Begin
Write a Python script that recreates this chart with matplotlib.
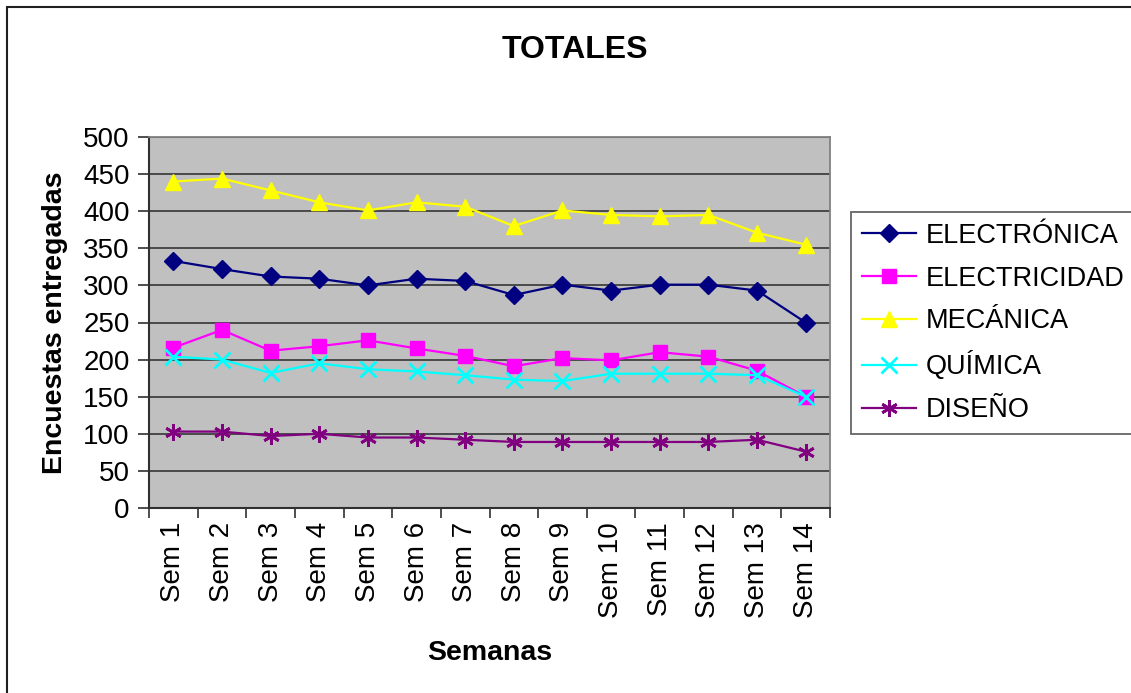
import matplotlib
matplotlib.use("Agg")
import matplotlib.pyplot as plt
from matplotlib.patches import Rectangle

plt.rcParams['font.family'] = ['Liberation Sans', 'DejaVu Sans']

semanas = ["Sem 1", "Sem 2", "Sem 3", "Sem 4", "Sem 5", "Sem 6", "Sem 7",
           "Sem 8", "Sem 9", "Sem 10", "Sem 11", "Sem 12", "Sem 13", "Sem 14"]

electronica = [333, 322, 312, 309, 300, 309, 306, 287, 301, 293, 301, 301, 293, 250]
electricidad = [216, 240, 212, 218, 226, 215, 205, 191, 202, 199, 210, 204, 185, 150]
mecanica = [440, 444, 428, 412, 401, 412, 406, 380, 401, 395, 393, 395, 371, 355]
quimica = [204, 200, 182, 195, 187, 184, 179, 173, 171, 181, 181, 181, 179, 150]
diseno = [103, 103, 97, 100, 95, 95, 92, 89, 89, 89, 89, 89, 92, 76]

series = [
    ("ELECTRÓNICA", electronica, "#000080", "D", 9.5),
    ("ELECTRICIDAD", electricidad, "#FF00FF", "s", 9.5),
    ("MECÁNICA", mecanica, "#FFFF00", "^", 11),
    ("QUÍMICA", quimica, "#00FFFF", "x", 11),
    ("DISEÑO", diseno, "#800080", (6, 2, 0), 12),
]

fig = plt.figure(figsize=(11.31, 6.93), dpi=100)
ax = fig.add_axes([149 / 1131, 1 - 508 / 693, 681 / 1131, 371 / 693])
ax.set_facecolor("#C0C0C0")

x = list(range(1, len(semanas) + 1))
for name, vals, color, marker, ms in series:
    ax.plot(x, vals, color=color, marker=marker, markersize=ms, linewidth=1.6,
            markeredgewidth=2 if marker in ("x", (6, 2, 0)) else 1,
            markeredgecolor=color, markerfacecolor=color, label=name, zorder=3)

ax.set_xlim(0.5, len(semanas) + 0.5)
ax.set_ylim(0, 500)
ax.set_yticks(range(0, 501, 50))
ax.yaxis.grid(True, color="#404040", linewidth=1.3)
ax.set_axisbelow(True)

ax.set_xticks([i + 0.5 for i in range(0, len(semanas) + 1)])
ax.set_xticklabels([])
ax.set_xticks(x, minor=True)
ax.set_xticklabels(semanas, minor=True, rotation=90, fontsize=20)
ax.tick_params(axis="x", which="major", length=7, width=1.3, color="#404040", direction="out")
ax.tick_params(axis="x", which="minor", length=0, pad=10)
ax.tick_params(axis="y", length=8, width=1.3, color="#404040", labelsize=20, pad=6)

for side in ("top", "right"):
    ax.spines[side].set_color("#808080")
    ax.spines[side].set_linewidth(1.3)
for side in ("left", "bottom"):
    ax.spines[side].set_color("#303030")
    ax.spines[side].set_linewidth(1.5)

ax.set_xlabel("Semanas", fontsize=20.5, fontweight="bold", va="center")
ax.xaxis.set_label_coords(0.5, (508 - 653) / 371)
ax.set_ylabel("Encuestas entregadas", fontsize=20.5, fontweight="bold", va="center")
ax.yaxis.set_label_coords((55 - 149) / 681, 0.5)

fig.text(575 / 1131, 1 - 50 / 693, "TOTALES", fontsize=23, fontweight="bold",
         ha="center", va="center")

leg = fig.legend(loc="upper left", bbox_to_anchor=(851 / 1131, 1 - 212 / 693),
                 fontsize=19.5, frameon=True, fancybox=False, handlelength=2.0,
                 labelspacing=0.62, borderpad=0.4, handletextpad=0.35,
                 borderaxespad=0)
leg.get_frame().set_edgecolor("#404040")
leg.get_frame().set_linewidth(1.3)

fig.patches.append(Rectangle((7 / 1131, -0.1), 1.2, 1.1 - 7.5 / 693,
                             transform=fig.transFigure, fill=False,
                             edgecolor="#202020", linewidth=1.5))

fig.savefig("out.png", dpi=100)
End
Begin
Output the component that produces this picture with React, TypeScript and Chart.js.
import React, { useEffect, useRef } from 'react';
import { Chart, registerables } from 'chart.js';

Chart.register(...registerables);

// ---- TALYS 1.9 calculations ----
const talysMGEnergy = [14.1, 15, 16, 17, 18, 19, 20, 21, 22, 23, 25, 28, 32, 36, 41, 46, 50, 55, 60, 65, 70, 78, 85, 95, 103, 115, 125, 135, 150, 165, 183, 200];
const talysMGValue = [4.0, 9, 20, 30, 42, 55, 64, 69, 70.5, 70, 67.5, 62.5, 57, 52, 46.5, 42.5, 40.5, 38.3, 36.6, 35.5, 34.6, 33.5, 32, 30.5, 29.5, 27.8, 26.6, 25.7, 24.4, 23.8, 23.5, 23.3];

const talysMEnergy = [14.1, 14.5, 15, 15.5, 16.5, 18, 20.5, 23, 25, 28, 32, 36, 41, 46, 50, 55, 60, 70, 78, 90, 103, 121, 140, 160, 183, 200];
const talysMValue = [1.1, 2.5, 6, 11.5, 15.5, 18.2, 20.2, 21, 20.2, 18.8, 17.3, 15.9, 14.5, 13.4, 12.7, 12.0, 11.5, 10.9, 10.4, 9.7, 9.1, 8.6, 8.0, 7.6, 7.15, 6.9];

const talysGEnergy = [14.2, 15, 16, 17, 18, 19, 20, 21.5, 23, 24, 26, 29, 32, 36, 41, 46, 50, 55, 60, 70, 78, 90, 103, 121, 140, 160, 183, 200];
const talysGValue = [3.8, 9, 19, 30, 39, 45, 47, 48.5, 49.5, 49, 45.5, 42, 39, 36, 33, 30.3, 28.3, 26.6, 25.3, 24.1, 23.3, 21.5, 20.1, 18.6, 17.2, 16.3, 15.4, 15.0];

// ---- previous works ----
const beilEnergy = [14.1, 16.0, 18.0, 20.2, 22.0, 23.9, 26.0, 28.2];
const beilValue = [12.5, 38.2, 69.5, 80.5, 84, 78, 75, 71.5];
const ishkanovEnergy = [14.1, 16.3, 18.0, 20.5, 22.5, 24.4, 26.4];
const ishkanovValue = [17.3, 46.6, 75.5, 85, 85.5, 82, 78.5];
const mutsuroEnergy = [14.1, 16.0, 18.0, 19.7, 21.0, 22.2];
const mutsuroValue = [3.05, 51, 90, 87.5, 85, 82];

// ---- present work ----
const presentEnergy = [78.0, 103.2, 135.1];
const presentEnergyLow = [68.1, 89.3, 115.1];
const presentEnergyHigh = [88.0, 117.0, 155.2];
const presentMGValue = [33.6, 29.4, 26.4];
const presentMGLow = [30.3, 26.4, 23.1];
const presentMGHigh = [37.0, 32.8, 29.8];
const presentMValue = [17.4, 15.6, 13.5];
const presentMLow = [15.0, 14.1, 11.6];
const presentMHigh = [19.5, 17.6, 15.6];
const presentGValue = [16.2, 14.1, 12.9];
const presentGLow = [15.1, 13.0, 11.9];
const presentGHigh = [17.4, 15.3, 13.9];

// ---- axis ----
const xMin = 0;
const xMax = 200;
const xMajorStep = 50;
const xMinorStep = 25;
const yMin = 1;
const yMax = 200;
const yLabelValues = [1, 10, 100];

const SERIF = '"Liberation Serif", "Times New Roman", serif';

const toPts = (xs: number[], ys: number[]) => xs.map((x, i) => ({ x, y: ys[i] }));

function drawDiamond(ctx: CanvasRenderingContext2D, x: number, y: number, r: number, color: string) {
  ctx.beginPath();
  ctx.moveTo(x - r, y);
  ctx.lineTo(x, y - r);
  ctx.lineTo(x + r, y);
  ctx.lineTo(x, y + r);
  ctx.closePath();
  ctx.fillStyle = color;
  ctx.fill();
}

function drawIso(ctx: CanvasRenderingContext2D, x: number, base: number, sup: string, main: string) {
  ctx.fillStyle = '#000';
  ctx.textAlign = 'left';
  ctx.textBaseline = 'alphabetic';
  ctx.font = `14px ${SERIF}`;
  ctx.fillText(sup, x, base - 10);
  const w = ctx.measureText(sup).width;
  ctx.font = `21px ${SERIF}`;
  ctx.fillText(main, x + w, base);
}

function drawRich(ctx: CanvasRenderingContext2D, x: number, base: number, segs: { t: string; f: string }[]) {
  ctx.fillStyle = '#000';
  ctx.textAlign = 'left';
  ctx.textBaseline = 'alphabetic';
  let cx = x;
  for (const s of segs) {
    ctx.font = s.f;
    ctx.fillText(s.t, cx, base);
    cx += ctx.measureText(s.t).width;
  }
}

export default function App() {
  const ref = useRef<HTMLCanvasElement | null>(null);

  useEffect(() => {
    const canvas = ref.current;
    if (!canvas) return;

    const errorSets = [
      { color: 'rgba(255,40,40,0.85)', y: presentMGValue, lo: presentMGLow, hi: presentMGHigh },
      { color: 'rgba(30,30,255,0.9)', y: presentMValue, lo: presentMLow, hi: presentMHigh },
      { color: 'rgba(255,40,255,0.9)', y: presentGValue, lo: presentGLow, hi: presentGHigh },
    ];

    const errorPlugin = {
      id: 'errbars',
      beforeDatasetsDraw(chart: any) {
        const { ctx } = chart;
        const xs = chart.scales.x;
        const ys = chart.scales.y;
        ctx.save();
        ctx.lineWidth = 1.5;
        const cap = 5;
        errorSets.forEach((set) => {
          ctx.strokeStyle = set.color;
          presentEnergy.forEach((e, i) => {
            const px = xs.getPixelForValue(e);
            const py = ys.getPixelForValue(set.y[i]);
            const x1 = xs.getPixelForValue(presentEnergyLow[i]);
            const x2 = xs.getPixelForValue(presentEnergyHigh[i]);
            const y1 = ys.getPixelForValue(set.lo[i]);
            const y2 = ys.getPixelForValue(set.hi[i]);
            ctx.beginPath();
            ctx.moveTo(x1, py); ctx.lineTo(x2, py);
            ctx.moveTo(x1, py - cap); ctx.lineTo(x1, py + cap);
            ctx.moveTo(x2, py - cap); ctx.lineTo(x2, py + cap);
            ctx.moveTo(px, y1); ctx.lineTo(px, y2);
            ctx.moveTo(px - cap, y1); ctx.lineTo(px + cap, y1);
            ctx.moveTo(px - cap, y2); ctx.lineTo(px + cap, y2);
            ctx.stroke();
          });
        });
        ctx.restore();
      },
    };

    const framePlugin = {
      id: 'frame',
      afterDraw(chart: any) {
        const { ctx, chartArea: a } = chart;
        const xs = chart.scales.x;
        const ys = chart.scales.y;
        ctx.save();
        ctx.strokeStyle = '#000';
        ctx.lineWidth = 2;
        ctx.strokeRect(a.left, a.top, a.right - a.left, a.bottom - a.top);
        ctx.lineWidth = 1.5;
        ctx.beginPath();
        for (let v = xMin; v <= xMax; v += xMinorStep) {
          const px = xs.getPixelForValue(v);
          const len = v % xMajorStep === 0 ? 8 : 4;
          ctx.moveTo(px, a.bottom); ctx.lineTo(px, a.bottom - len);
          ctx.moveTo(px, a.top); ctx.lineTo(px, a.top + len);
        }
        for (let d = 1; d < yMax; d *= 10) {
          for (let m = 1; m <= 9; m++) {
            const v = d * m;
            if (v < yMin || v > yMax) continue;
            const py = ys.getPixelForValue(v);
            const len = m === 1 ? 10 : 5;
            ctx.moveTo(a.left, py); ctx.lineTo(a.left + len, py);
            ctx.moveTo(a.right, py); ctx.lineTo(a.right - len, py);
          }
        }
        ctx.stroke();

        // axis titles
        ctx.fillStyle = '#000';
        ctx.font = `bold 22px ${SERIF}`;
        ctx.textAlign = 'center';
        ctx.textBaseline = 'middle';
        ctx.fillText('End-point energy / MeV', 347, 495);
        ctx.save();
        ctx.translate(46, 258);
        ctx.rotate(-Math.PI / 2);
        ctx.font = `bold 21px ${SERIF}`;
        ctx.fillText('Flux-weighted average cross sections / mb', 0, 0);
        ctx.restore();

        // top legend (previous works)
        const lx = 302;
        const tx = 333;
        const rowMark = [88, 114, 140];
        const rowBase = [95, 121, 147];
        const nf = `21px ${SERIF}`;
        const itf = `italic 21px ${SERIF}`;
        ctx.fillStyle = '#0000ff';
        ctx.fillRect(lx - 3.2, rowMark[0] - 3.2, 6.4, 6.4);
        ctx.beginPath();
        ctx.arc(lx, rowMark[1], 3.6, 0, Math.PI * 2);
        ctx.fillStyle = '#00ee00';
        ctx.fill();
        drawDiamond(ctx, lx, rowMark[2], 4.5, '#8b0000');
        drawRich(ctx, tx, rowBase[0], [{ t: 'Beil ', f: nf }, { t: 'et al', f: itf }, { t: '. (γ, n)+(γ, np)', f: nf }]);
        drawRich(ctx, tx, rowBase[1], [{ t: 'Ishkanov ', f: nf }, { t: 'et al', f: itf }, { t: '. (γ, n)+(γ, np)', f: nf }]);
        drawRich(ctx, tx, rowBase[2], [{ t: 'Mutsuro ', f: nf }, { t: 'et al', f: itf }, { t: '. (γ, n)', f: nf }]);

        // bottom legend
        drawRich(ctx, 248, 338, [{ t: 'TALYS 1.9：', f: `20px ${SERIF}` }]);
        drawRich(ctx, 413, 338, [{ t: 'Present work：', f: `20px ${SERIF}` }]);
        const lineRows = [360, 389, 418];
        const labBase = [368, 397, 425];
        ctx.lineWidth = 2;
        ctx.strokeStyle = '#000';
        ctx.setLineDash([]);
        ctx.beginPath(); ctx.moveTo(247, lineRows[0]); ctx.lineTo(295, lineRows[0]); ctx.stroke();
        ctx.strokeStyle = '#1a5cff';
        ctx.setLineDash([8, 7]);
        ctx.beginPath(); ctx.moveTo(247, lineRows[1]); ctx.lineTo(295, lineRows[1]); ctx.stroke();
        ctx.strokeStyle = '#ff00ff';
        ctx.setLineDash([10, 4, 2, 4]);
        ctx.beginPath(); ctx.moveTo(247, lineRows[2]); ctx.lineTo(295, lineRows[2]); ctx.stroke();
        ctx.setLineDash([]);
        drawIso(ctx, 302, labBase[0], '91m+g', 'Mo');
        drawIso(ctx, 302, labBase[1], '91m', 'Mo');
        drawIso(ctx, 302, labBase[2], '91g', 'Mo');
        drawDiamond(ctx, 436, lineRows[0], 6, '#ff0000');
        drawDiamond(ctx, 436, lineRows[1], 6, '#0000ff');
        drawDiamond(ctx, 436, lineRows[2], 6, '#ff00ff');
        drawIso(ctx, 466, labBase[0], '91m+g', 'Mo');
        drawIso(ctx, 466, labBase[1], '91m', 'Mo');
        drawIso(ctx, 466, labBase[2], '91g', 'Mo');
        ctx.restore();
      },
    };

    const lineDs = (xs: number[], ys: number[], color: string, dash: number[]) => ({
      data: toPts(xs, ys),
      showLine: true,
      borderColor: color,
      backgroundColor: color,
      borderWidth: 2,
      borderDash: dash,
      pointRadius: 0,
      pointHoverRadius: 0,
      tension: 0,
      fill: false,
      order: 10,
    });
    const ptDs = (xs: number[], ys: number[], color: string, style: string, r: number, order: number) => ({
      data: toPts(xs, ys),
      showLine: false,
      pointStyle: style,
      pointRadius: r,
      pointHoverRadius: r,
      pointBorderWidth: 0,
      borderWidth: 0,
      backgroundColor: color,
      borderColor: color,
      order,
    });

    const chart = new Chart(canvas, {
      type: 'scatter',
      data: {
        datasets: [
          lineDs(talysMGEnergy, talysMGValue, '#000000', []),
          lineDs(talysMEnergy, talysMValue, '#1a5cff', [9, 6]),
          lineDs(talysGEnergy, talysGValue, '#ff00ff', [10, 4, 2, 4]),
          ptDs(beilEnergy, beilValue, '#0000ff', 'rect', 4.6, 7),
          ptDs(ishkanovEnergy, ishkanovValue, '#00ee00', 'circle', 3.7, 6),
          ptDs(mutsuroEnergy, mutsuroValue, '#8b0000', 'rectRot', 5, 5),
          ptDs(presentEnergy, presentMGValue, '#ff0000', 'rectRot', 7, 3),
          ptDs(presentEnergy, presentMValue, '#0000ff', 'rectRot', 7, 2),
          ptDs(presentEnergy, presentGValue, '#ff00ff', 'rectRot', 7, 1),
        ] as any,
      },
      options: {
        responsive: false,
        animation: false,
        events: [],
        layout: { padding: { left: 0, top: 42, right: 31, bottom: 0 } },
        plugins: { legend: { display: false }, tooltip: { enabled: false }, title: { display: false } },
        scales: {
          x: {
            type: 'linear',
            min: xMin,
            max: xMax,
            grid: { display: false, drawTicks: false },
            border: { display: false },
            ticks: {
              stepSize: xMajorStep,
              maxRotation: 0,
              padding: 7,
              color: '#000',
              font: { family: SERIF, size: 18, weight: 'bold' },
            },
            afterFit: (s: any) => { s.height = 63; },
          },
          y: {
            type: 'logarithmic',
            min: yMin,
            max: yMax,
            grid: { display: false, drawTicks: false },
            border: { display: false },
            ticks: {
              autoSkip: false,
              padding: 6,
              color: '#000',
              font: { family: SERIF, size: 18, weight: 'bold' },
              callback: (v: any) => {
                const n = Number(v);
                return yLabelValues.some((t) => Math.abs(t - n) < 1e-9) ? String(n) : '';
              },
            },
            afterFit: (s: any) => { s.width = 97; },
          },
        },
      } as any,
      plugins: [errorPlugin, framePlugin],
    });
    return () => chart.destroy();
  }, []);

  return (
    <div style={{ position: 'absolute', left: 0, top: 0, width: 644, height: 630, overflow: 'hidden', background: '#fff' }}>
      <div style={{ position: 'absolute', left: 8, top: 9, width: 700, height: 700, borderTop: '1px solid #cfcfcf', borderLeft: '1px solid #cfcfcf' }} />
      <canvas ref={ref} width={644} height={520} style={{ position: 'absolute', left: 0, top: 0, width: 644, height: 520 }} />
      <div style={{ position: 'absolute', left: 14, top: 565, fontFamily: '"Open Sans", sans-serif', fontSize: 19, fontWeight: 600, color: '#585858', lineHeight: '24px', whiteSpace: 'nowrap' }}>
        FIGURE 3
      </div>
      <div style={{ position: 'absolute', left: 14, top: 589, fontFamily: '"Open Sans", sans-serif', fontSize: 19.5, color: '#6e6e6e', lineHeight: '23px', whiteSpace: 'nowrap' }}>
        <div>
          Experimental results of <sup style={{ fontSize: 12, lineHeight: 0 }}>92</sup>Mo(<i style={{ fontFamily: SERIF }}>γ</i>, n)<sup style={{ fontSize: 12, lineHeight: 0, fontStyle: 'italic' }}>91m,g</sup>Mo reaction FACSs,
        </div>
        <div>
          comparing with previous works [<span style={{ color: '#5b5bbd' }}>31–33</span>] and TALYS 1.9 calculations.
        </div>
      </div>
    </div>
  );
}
End
YOUR OBJECTIVE: Extract exactly the lines running from the line containing "Write a Python" to the line containing "89, 92, 76]", with both end lines included and all pictures left out.

THE REPLY:
Write a Python script that recreates this chart with matplotlib.
import matplotlib
matplotlib.use("Agg")
import matplotlib.pyplot as plt
from matplotlib.patches import Rectangle

plt.rcParams['font.family'] = ['Liberation Sans', 'DejaVu Sans']

semanas = ["Sem 1", "Sem 2", "Sem 3", "Sem 4", "Sem 5", "Sem 6", "Sem 7",
           "Sem 8", "Sem 9", "Sem 10", "Sem 11", "Sem 12", "Sem 13", "Sem 14"]

electronica = [333, 322, 312, 309, 300, 309, 306, 287, 301, 293, 301, 301, 293, 250]
electricidad = [216, 240, 212, 218, 226, 215, 205, 191, 202, 199, 210, 204, 185, 150]
mecanica = [440, 444, 428, 412, 401, 412, 406, 380, 401, 395, 393, 395, 371, 355]
quimica = [204, 200, 182, 195, 187, 184, 179, 173, 171, 181, 181, 181, 179, 150]
diseno = [103, 103, 97, 100, 95, 95, 92, 89, 89, 89, 89, 89, 92, 76]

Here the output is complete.